Quantitative Evaluation of Motif Sets in Time Series
Daan Van Wesenbeeck, Aras Yurtman, Wannes Meert, Hendrik Blockeel
TL;DR
This work tackles the lack of broadly applicable quantitative evaluation in time series motif discovery by introducing PROM, a precision–recall metric under optimal matching, and TSMD-Bench, a benchmark built from real data-derived GT motif sets. PROM matches discovered motifs to ground-truth motifs via overlap-based criteria, optimizes motif-set alignment with the Hungarian method, and reports micro-averaged precision, recall, and F1, avoiding restrictive assumptions about motif length or the number of motif sets. TSMD-Bench constructs 14 benchmark datasets from classification archives, using a principled concatenation scheme and ARI-guided dataset selection to yield realistic TSMD tasks; it also provides validation/test splits to support hyperparameter tuning. Experiments show PROM offers a more balanced evaluation than existing metrics, LoCoMotif often achieves the best F1, and random-walk–based benchmarks are too easy, highlighting the value of the proposed benchmark for fair, large-scale TSMD comparisons.
Abstract
Time Series Motif Discovery (TSMD), which aims at finding recurring patterns in time series, is an important task in numerous application domains, and many methods for this task exist. These methods are usually evaluated qualitatively. A few metrics for quantitative evaluation, where discovered motifs are compared to some ground truth, have been proposed, but they typically make implicit assumptions that limit their applicability. This paper introduces PROM, a broadly applicable metric that overcomes those limitations, and TSMD-Bench, a benchmark for quantitative evaluation of time series motif discovery.

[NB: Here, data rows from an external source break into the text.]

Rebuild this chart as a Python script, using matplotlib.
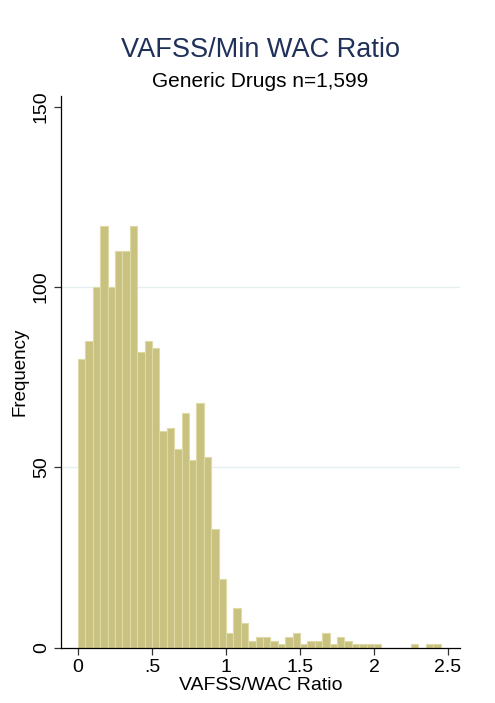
import numpy as np
import matplotlib
matplotlib.use("Agg")
import matplotlib.pyplot as plt

plt.rcParams['font.family'] = ['Liberation Sans', 'DejaVu Sans']

# ============ data: histogram bins (width 0.05) ============
bin_width = 0.05
counts = [80, 85, 100, 117, 100, 110, 110, 117, 82, 85,
          83, 60, 61, 55, 65, 52, 68, 53, 33, 19,
          4, 11, 7, 2, 3, 3, 2, 1, 3, 4,
          1, 2, 2, 4, 1, 3, 2, 1, 1, 1,
          1, 0, 0, 0, 0, 1, 0, 1, 1]
bin_left = np.arange(len(counts)) * bin_width

xticks = [0, 0.5, 1, 1.5, 2, 2.5]
xtick_labels = ["0", ".5", "1", "1.5", "2", "2.5"]
yticks = [0, 50, 100, 150]

# ============ figure ============
fig = plt.figure(figsize=(4.95, 7.03), dpi=100)
ax = fig.add_axes([0.123, 0.0785, 0.806, 0.785])

ax.bar(bin_left, counts, width=bin_width, align="edge",
       color="#c9c17f", edgecolor="#dedaa6", linewidth=0.8, zorder=2)

for y in [50, 100]:
    ax.axhline(y, color="#e6eff0", linewidth=1.0, zorder=1)

ax.set_xlim(-0.115, 2.58)
ax.set_ylim(0, 153)

ax.set_xticks(xticks)
ax.set_xticklabels(xtick_labels)
ax.set_yticks(yticks)
ax.set_yticklabels([str(v) for v in yticks], rotation=90, va="center")

ax.tick_params(axis="both", labelsize=14, length=5, width=0.9, color="#333333", pad=3)
ax.tick_params(axis="y", pad=3)

for side in ["top", "right"]:
    ax.spines[side].set_visible(False)
for side in ["left", "bottom"]:
    ax.spines[side].set_linewidth(0.9)

ax.set_xlabel("VAFSS/WAC Ratio", fontsize=14, labelpad=1)
ax.set_ylabel("Frequency", fontsize=13.5, labelpad=3)

# title + subtitle centered over the plot area
cx = 0.123 + 0.806 / 2
fig.text(cx, 1 - 57 / 703, "VAFSS/Min WAC Ratio", ha="center", va="baseline",
         fontsize=19.5, color="#1f3059")
fig.text(cx, 1 - 87 / 703, "Generic Drugs n=1,599", ha="center", va="baseline",
         fontsize=15, color="black")

fig.savefig("out.png", dpi=100)
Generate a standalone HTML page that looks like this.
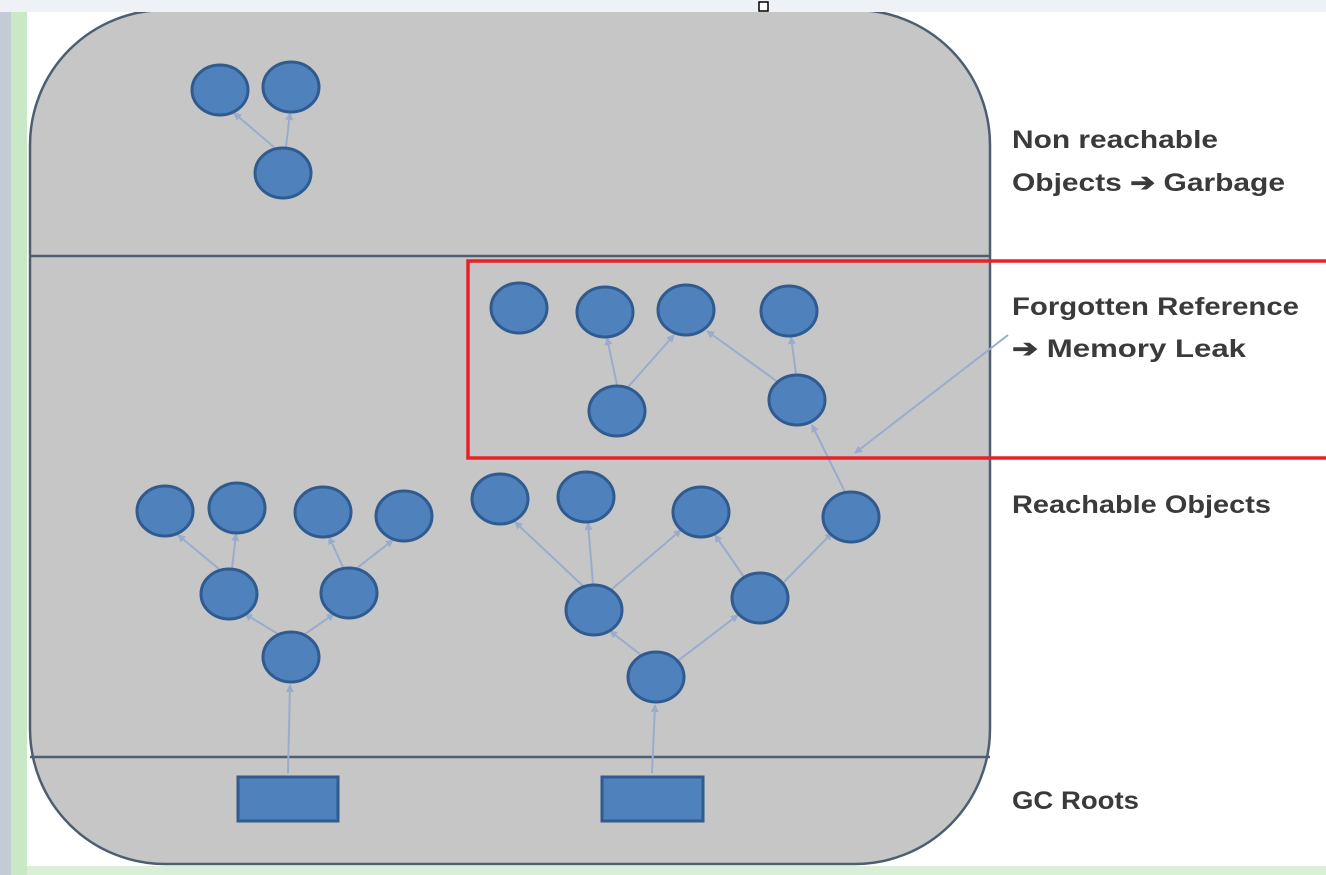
<!DOCTYPE html>
<html><head><meta charset="utf-8"><style>
html,body{margin:0;padding:0;background:#fff;}
svg{display:block}
</style></head><body>
<svg width="1326" height="875" viewBox="0 0 1326 875" xmlns="http://www.w3.org/2000/svg">
<defs>
<marker id="a" markerWidth="8" markerHeight="8" refX="7" refY="4" orient="auto" markerUnits="userSpaceOnUse">
<path d="M0,0 L8,4 L0,8 z" fill="#9aaccc"/></marker>
</defs>
<rect x="0" y="0" width="1326" height="875" fill="#fff"/>
<rect x="0" y="12" width="11" height="863" fill="#c3ccd6"/>
<rect x="11" y="12" width="16" height="863" fill="#c9e9c6"/>
<rect x="27" y="866" width="1299" height="9" fill="#d9efd6"/>
<rect x="30" y="10" width="960" height="854" rx="135" ry="135" fill="#c6c6c6" stroke="#4e5e70" stroke-width="2.5"/>
<rect x="0" y="0" width="1326" height="12" fill="#eef1f5"/>
<rect x="759" y="2" width="9" height="9" fill="#fff" stroke="#000" stroke-width="1.5"/>
<line x1="30" y1="256" x2="990" y2="256" stroke="#4e5e70" stroke-width="2.5"/>
<line x1="30" y1="757" x2="990" y2="757" stroke="#4e5e70" stroke-width="2.5"/>
<g stroke="#9aaccc" stroke-width="2" marker-end="url(#a)">
<line x1="275" y1="148" x2="234" y2="113"/>
<line x1="286" y1="147" x2="290" y2="113"/>
<line x1="617" y1="385" x2="607" y2="338"/>
<line x1="628" y1="387" x2="674" y2="335"/>
<line x1="778" y1="382" x2="707" y2="331"/>
<line x1="796" y1="374" x2="791" y2="337"/>
<line x1="845" y1="492" x2="812" y2="425"/>
<line x1="1008" y1="335" x2="855" y2="453"/>
<line x1="219" y1="569" x2="178" y2="535"/>
<line x1="232" y1="568" x2="236" y2="534"/>
<line x1="343" y1="567" x2="329" y2="537"/>
<line x1="357" y1="568" x2="393" y2="540"/>
<line x1="278" y1="634" x2="245" y2="614"/>
<line x1="305" y1="634" x2="334" y2="614"/>
<line x1="288" y1="773" x2="290" y2="685"/>
<line x1="583" y1="586" x2="515" y2="522"/>
<line x1="593" y1="584" x2="588" y2="523"/>
<line x1="612" y1="589" x2="681" y2="530"/>
<line x1="641" y1="655" x2="610" y2="631"/>
<line x1="675" y1="663" x2="738" y2="615"/>
<line x1="744" y1="577" x2="715" y2="535"/>
<line x1="782" y1="584" x2="832" y2="533"/>
<line x1="652" y1="773" x2="655" y2="705"/>
</g>
<g fill="#4f81bd" stroke="#2f5b8f" stroke-width="3">
<ellipse cx="220" cy="90" rx="28" ry="25"/>
<ellipse cx="291" cy="87" rx="28" ry="25"/>
<ellipse cx="283" cy="173" rx="28" ry="25"/>
<ellipse cx="519" cy="308" rx="28" ry="25"/>
<ellipse cx="605" cy="312" rx="28" ry="25"/>
<ellipse cx="686" cy="310" rx="28" ry="25"/>
<ellipse cx="789" cy="311" rx="28" ry="25"/>
<ellipse cx="617" cy="411" rx="28" ry="25"/>
<ellipse cx="797" cy="400" rx="28" ry="25"/>
<ellipse cx="165" cy="511" rx="28" ry="25"/>
<ellipse cx="237" cy="508" rx="28" ry="25"/>
<ellipse cx="323" cy="512" rx="28" ry="25"/>
<ellipse cx="404" cy="516" rx="28" ry="25"/>
<ellipse cx="229" cy="594" rx="28" ry="25"/>
<ellipse cx="349" cy="593" rx="28" ry="25"/>
<ellipse cx="291" cy="657" rx="28" ry="25"/>
<ellipse cx="500" cy="499" rx="28" ry="25"/>
<ellipse cx="586" cy="497" rx="28" ry="25"/>
<ellipse cx="701" cy="512" rx="28" ry="25"/>
<ellipse cx="851" cy="517" rx="28" ry="25"/>
<ellipse cx="594" cy="610" rx="28" ry="25"/>
<ellipse cx="760" cy="598" rx="28" ry="25"/>
<ellipse cx="656" cy="677" rx="28" ry="25"/>
<rect x="238" y="777" width="100" height="44"/>
<rect x="602" y="777" width="101" height="44"/>
</g>
<rect x="468" y="261" width="860" height="197" fill="none" stroke="#e8202a" stroke-width="3.5"/>
<g font-family="'Liberation Sans',sans-serif" font-size="25" font-weight="bold" fill="#3a3a3a">
<text x="1012" y="148" textLength="206" lengthAdjust="spacingAndGlyphs">Non reachable</text>
<text x="1012" y="191" textLength="273" lengthAdjust="spacingAndGlyphs">Objects ➔ Garbage</text>
<text x="1012" y="315" textLength="287" lengthAdjust="spacingAndGlyphs">Forgotten Reference</text>
<text x="1012" y="357" textLength="234" lengthAdjust="spacingAndGlyphs">➔ Memory Leak</text>
<text x="1012" y="513" textLength="259" lengthAdjust="spacingAndGlyphs">Reachable Objects</text>
<text x="1012" y="809" textLength="127" lengthAdjust="spacingAndGlyphs">GC Roots</text>
</g>
</svg>
</body></html>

Experiments with PROM and TSMD-Bench show that PROM provides a more comprehensive evaluation than existing metrics, that TSMD-Bench is a more challenging benchmark than earlier ones, and that the combination can help understand the relative performance of TSMD methods. More generally, the proposed approach enables large-scale, systematic performance comparisons in this field.